I’ll be thinking back to the summers in Oklahoma when the neighborhood kids would get together and set off fireworks on someone’s driveway, when we’d prance around under the humid summer moon, sparkler in one hand and melting popsicle in the other.

Or I might recall the various summers I spent at Grandma and Grandpa’s house in Colorado, when the whole family was there, eating homemade vanilla ice cream and apple pie, waiting for me and my cousins to perform Lee Greenwood’s “Proud to Be An American” (complete with hand motions!).

Then there was the Fourth of July my family and I spent in San Francisco, watching fireworks explode over the Golden Gate bridge, or the year I was in Boston, watching fireworks on the banks of the Charles River, Boston Pops playing in the background. Or the insanely hot Fourth of July my family and I spent in New York City, watching an afternoon ballgame at Yankees Stadium, baking in the upper deck as peanuts and hot dogs and beer sizzled in the July heat.

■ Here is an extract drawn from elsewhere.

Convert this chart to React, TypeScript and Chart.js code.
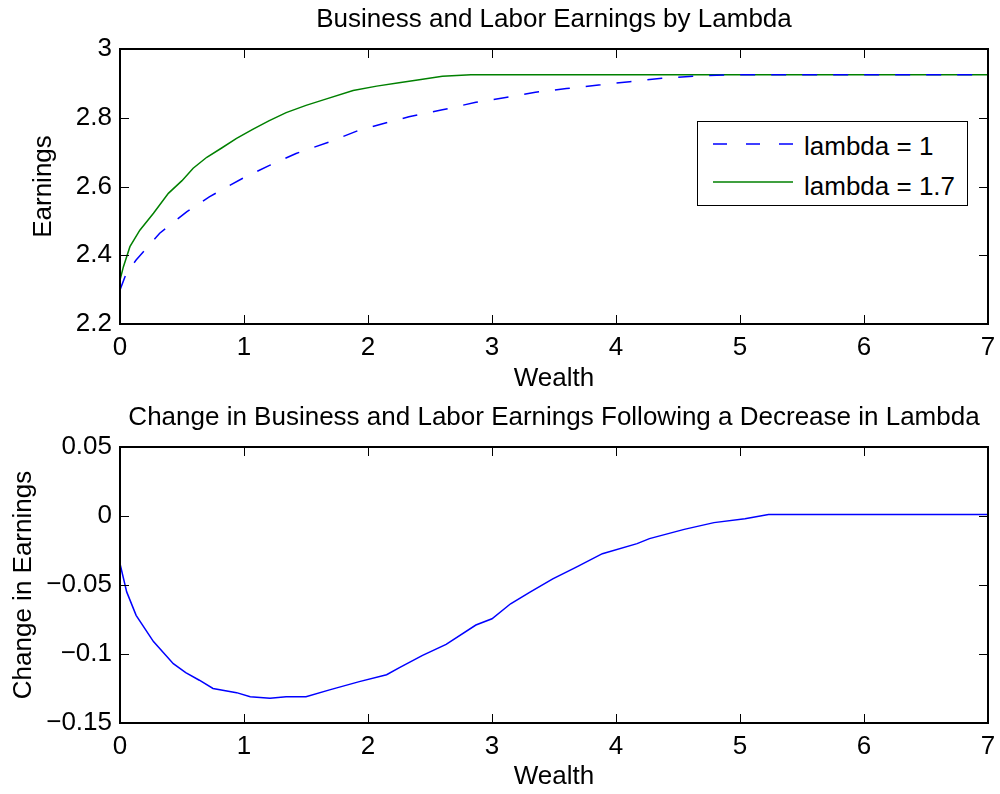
import React, { useEffect, useRef } from "react";
import { Chart, registerables } from "chart.js";

Chart.register(...registerables);

const FONT = "'Liberation Sans', Arial, Helvetica, sans-serif";
const FONT_SIZE = 26;

// ---- tick values / labels ----
const xTicks = [0, 1, 2, 3, 4, 5, 6, 7];
const topYTicks = [2.2, 2.4, 2.6, 2.8, 3];
const topYTickLabels = ["2.2", "2.4", "2.6", "2.8", "3"];
const bottomYTicks = [-0.15, -0.1, -0.05, 0, 0.05];
const bottomYTickLabels = ["\u22120.15", "\u22120.1", "\u22120.05", "0", "0.05"];

// ---- series: lambda = 1 ----
const wealthLambda1 = [0, 0.05, 0.13, 0.22, 0.32, 0.54, 0.72, 0.99, 1.21, 1.42, 1.69, 1.93, 2.33, 2.6, 2.87, 3.11, 3.35, 3.6, 3.86, 4.11, 4.37, 4.62, 4.9, 7];
const earningsLambda1 = [2.299, 2.347, 2.386, 2.423, 2.464, 2.527, 2.57, 2.624, 2.662, 2.696, 2.73, 2.764, 2.803, 2.823, 2.845, 2.859, 2.874, 2.885, 2.895, 2.905, 2.915, 2.921, 2.925, 2.925];

// ---- series: lambda = 1.7 ----
const wealthLambda17 = [0, 0.027, 0.08, 0.16, 0.27, 0.39, 0.5, 0.59, 0.7, 0.82, 0.94, 1.07, 1.2, 1.34, 1.5, 1.64, 1.88, 2.07, 2.25, 2.4, 2.6, 2.83, 7];
const earningsLambda17 = [2.328, 2.366, 2.425, 2.473, 2.522, 2.58, 2.617, 2.653, 2.685, 2.712, 2.74, 2.766, 2.791, 2.815, 2.836, 2.852, 2.879, 2.892, 2.902, 2.91, 2.921, 2.925, 2.925];

// ---- series: change in earnings ----
const wealthChange = [0, 0.054, 0.13, 0.27, 0.43, 0.53, 0.64, 0.75, 0.94, 1.05, 1.21, 1.34, 1.5, 1.69, 1.93, 2.15, 2.25, 2.44, 2.63, 2.87, 3.0, 3.15, 3.31, 3.49, 3.68, 3.89, 4.17, 4.27, 4.55, 4.79, 5.04, 5.23, 7];
const earningsChange = [-0.0346, -0.055, -0.072, -0.091, -0.107, -0.1135, -0.119, -0.125, -0.128, -0.131, -0.132, -0.131, -0.131, -0.126, -0.12, -0.115, -0.11, -0.101, -0.093, -0.079, -0.0745, -0.0636, -0.055, -0.0455, -0.037, -0.0273, -0.02, -0.0164, -0.0097, -0.0048, -0.002, 0.001, 0.001];

const seriesLabels = ["lambda = 1", "lambda = 1.7"];
const seriesColors = ["#0000ff", "#008000"];
const changeColor = "#0000ff";

const toPoints = (xs: number[], ys: number[]) => xs.map((x, i) => ({ x, y: ys[i] }));

// Draws the MATLAB-style box and inward tick marks on all four sides
const framePlugin = {
  id: "matlabFrame",
  afterDatasetsDraw(chart: any) {
    const { ctx, chartArea: a, scales } = chart;
    const tl = 9;
    ctx.save();
    ctx.strokeStyle = "#000";
    ctx.lineWidth = 1;
    ctx.beginPath();
    for (const t of scales.x.ticks) {
      const px = Math.round(scales.x.getPixelForValue(t.value)) + 0.5;
      ctx.moveTo(px, a.bottom);
      ctx.lineTo(px, a.bottom - tl);
      ctx.moveTo(px, a.top);
      ctx.lineTo(px, a.top + tl);
    }
    for (const t of scales.y.ticks) {
      const py = Math.round(scales.y.getPixelForValue(t.value)) + 0.5;
      ctx.moveTo(a.left, py);
      ctx.lineTo(a.left + tl, py);
      ctx.moveTo(a.right, py);
      ctx.lineTo(a.right - tl, py);
    }
    ctx.stroke();
    ctx.lineWidth = 2;
    ctx.strokeRect(a.left, a.top, a.right - a.left, a.bottom - a.top);
    ctx.restore();
  },
};

function makeOptions(cfg: {
  title: string;
  titlePad: { top: number; bottom: number };
  yMin: number;
  yMax: number;
  yTicks: number[];
  yLabels: string[];
  yTitle: string;
  yTitlePadTop: number;
  xHeight: number;
  xTitlePadBottom: number;
}) {
  const font = { family: FONT, size: FONT_SIZE, lineHeight: 1.2 };
  return {
    responsive: false,
    animation: false as const,
    layout: { padding: { left: 0, right: 12, top: 0, bottom: 0 } },
    plugins: {
      legend: { display: false },
      tooltip: { enabled: false },
      title: {
        display: true,
        text: cfg.title,
        color: "#000",
        font: { ...font, weight: "normal" as const },
        padding: cfg.titlePad,
        fullSize: false,
      },
    },
    scales: {
      x: {
        type: "linear" as const,
        min: 0,
        max: 7,
        grid: { display: false, drawTicks: false },
        border: { display: false },
        afterBuildTicks: (s: any) => {
          s.ticks = xTicks.map((v) => ({ value: v }));
        },
        afterFit: (s: any) => {
          s.height = cfg.xHeight;
          s.paddingLeft = 0;
          s.paddingRight = 0;
        },
        ticks: {
          autoSkip: false,
          maxRotation: 0,
          padding: 8.4,
          color: "#000",
          font,
          callback: (_v: any, i: number) => String(xTicks[i]),
        },
        title: {
          display: true,
          text: "Wealth",
          color: "#000",
          font,
          padding: { top: 0, bottom: cfg.xTitlePadBottom },
        },
      },
      y: {
        type: "linear" as const,
        min: cfg.yMin,
        max: cfg.yMax,
        grid: { display: false, drawTicks: false },
        border: { display: false },
        afterBuildTicks: (s: any) => {
          s.ticks = cfg.yTicks.map((v) => ({ value: v }));
        },
        afterFit: (s: any) => {
          s.width = 120;
        },
        ticks: {
          autoSkip: false,
          padding: 8,
          color: "#000",
          font,
          callback: (_v: any, i: number) => cfg.yLabels[i],
        },
        title: {
          display: true,
          text: cfg.yTitle,
          color: "#000",
          font,
          padding: { top: cfg.yTitlePadTop, bottom: 0 },
        },
      },
    },
  };
}

function TopChart() {
  const ref = useRef<HTMLCanvasElement | null>(null);
  useEffect(() => {
    if (!ref.current) return;
    const chart = new Chart(ref.current, {
      type: "line",
      data: {
        datasets: [
          {
            label: seriesLabels[0],
            data: toPoints(wealthLambda1, earningsLambda1),
            borderColor: seriesColors[0],
            borderWidth: 1.5,
            borderDash: [15, 16],
            pointRadius: 0,
            tension: 0,
            fill: false,
          },
          {
            label: seriesLabels[1],
            data: toPoints(wealthLambda17, earningsLambda17),
            borderColor: seriesColors[1],
            borderWidth: 1.5,
            pointRadius: 0,
            tension: 0,
            fill: false,
          },
        ],
      },
      options: makeOptions({
        title: "Business and Labor Earnings by Lambda",
        titlePad: { top: 4.1, bottom: 13.7 },
        yMin: 2.2,
        yMax: 3,
        yTicks: topYTicks,
        yLabels: topYTickLabels,
        yTitle: "Earnings",
        yTitlePadTop: 28.4,
        xHeight: 73,
        xTitlePadBottom: 2.9,
      }) as any,
      plugins: [framePlugin],
    });
    return () => chart.destroy();
  }, []);
  return <canvas ref={ref} width={1000} height={397} style={{ display: "block" }} />;
}

function BottomChart() {
  const ref = useRef<HTMLCanvasElement | null>(null);
  useEffect(() => {
    if (!ref.current) return;
    const chart = new Chart(ref.current, {
      type: "line",
      data: {
        datasets: [
          {
            label: "Change in Earnings",
            data: toPoints(wealthChange, earningsChange),
            borderColor: changeColor,
            borderWidth: 1.5,
            pointRadius: 0,
            tension: 0,
            fill: false,
          },
        ],
      },
      options: makeOptions({
        title: "Change in Business and Labor Earnings Following a Decrease in Lambda",
        titlePad: { top: 5.4, bottom: 13.4 },
        yMin: -0.15,
        yMax: 0.05,
        yTicks: bottomYTicks,
        yLabels: bottomYTickLabels,
        yTitle: "Change in Earnings",
        yTitlePadTop: 8.4,
        xHeight: 71,
        xTitlePadBottom: 1.4,
      }) as any,
      plugins: [framePlugin],
    });
    return () => chart.destroy();
  }, []);
  return <canvas ref={ref} width={1000} height={397} style={{ display: "block" }} />;
}

function Legend() {
  const rows = [
    { y: 22, textY: 24, dash: "14 19" },
    { y: 60, textY: 64, dash: "" },
  ];
  return (
    <div
      style={{
        position: "absolute",
        left: 697,
        top: 121,
        width: 271,
        height: 85,
        boxSizing: "border-box",
        border: "1.5px solid #000",
        background: "#fff",
        fontFamily: FONT,
        fontSize: FONT_SIZE,
        color: "#000",
      }}
    >
      <svg width={268} height={82} style={{ position: "absolute", left: 0, top: 0 }}>
        {rows.map((r, i) => (
          <line
            key={i}
            x1={15}
            x2={95}
            y1={r.y}
            y2={r.y}
            stroke={seriesColors[i]}
            strokeWidth={1.5}
            strokeDasharray={r.dash || undefined}
          />
        ))}
      </svg>
      {rows.map((r, i) => (
        <div
          key={i}
          style={{
            position: "absolute",
            left: 106,
            top: r.textY - 16,
            height: 32,
            lineHeight: "32px",
            whiteSpace: "nowrap",
          }}
        >
          {seriesLabels[i]}
        </div>
      ))}
    </div>
  );
}

export default function App() {
  return (
    <div style={{ position: "absolute", left: 0, top: 0, width: 1000, height: 794, background: "#fff" }}>
      <TopChart />
      <BottomChart />
      <Legend />
    </div>
  );
}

And I remember one time, the summer after the Persian Gulf War (I think it was 1991), we neighborhood kids in Broken Arrow (Oklahoma) marveled as a local war veteran shot off some special “scud missile” firework. That was such a quick, clean, wonderful war. It was one we could name fireworks for.

I’m not sure Fourth of Julys are ever really about patriotism, at least not as much as they are about family, and the glory of summer, and the making of memories. And perhaps above all it is a holiday about time… It’s a day that celebrates America’s past, which is a rarity for a country that so thrills in the future. But it’s also a day that lets us stop what we’re doing and sink into the present, losing ourselves in the mesmerizing flashes in the sky, the Sousa marches, the barbecues.

It’s a day that captures what is ineffably American, and it has nothing to do with trite slogans (“United We Stand!”) or Gap flag shirts. It has much more to do with the sorts of complexities pointed out by people like F. Scott Fitzgerald, who described in The Great Gatsby how the “fresh, green breast of the new world … pandered in whispers to the last and greatest of all human dreams; for a transitory enchanted moment man must have held his breath in the presence of this continent, compelled into an aesthetic contemplation he neither understood nor desired, face to face for the first time in history with something commensurate to his capacity for wonder.”

It has to do with Melville’s whale, or Hawthorne’s letter “A,” or Bob Dylan’s harmonica. It is crystallized in Citizen Kane’s Rosebud sled, or the moment in Badlands when Sissy Spacek and Martin Sheen dance in the cold prairie darkness to Nat King Cole’s “A Blossom Fell.”

It has to do with loss, and grace, and all that is good and bad about man’s ambition in the world. And perhaps Jack Kerouac captures it most clearly in his drug-addled prose in On the Road:

“So in America when the sun goes down and I sit on the old broken-down river pier watching the long, long skies over New Jersey and sense all that raw land that rolls in one unbelievable huge bulge over to the West Coast, and all that road going, all the people dreaming in the immensity of it, and in Iowa I know by now the children must be crying in the land where they let the children cry, and tonight the stars’ll be out, and don’t you know that God is Pooh Bear? The evening star must be drooping and shedding her sparkler dims on the prairie, which is just before the coming of complete night that blesses the earth, darkens all rivers, cups the peaks and folds the final shore in, and nobody, nobody knows what’s going to happen to anybody besides the forlorn rags of growing old…”

I’m not really sure what any of this means, just like I’m not really sure what America means—especially these days. But I do know that things don’t have to be crystal clear or black and white (or red, white and blue) in order to be beautiful. We can and should be thankful for this country, for our place in it, even if we don’t always understand it.